Lately, Viking Toddler has been having some really crazy, vivid dreams. He wakes up and tells me about them, but he talks like whatever he dreamed really happened. He's pointed to areas of his room where he left his new toy. Except, he doesn't *have* a new toy. He's recounted a trip he took that never happened. He talks about when he was sick the night before, only he wasn't. Right now, I'm working on helping him distinguish dream from reality. I've explained to him that dreams are just something your brain thinks about while you are asleep. If you have a better explanation than that, I'd love to hear it.

This morning, Viking Toddler told me all about me putting a tent over his head. I was more than a bit confused. He's been telling me about it all day, and I've been telling him all day that it didn't happen. He even said that I did it because he said a bad word. Again, I told him that I didn't put a tent over his head, nor would I do that. He doesn't seem convinced.

But I think there will be no more snacks before bed.

Thursday, April 7, 2011

Why baby names are not fun

First off, let me say that I have no idea what's going on with the font size below. I tried to fix it. And tried. And tried. Blogger is not listening to me, apparently.

I've got babies on the brain. I'm even dreaming about babies. It's confusing, so I will be asking my uterus in the next few days why it's sending the rest of my body baby signals, seeing as we've decided not to have any more kids.

But anyway...

So, you're pregnant. And you get the same freaking question for hundredth billionth time:

Have you picked a name yet???

Some people just say no, when they really mean, "Yes, but I'm not going to tell you because you won't like it and I really don't care if you like it in the first place, so HA!"

But when I was preggers with Viking Toddler, when Husband and I said, "No, we haven't picked a name yet," what we really meant was, "We've gone through just about every name in the freaking baby books and can't agree on ANYTHING."

I thought picking baby names was supposed to be some kind of awesome? Wasn't it supposed to be on of the most fun things you've ever done?

Well, whoever said this lied.

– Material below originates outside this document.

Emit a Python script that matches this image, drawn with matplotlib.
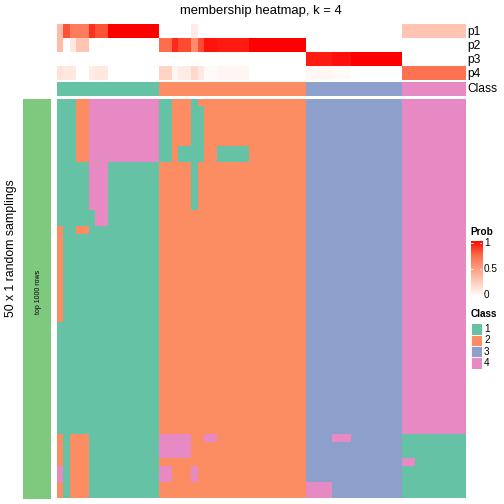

We spent weeks. WEEKS. Finally, out of desperation, we called Husband's Mom. One of the first names that fell out her mouth made us say, "Yes! FINALLY!" Ok, maybe it wasn't quite so dramatic, but still.

But that was the male name that we had selected. We had decided on a girl's name long before that. Elsie. Her (if it turned out to be a her) would be named Elsie.

Until someone pointed out to us that the name sounded like the name of a cow. I don't mean a mean name for a large women. I mean a literal cow. We shortly thereafter changed it to Elise. Close enough.